The software system is passed for system testing after the successful completion of the integration testing. System testing is performed by independent testers who have not been part of developing the program. It is performed in a real-life environment with real-life usage.
System testing is crucial because it validates that the system meets the client’s functional, technical, and business needs. It is accomplished before the User acceptance testing in the Software testing life cycle (STLC).
8. User Acceptance Testing
UAT (User Acceptance testing) is the final phase of the software testing process. In user acceptance testing, real application users test the app to ensure that it can handle essential tasks in real-world scenarios. UAT is performed at the time of software/app delivery to clients as a final spot to check among all functional testing types.
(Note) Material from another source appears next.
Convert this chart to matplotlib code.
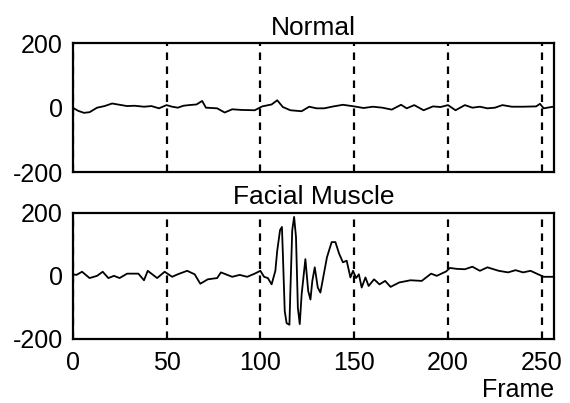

From the first phase to the deployment phase, the software/app undergoes different types of testing by QA Team or by developers. The main aim of all the efforts is to deliver an excellent working product that satisfies all requirements set by users and the client’s expectations.
Teams may become so used to the app that they may turn into a victim of tunnel vision. They are fully attentive to workarounds and may skip certain circumstances which may be life-threatening for end users. Hence, UAT is of utmost importance.
UAT depends on the end-user stories and establishes how well it fulfills their needs. Clients now use the ‘test to break’ approach while performing User Acceptance Testing. UAT is a real-life representation of how well your application/software works in day to day situations.
We believe that functional testing plays a vital role in transforming a client’s understanding of end user’s requirements into applications that meet their necessities. Releasing software with serious functional faults can lead to tragic consequences.
When you have implemented all the above functional testing types at the correct time during the development period, a smooth delivery of a quality product is guaranteed.
If you want to perform test automation within a limited time frame for your web application and mobile app, functional tests are the best bet.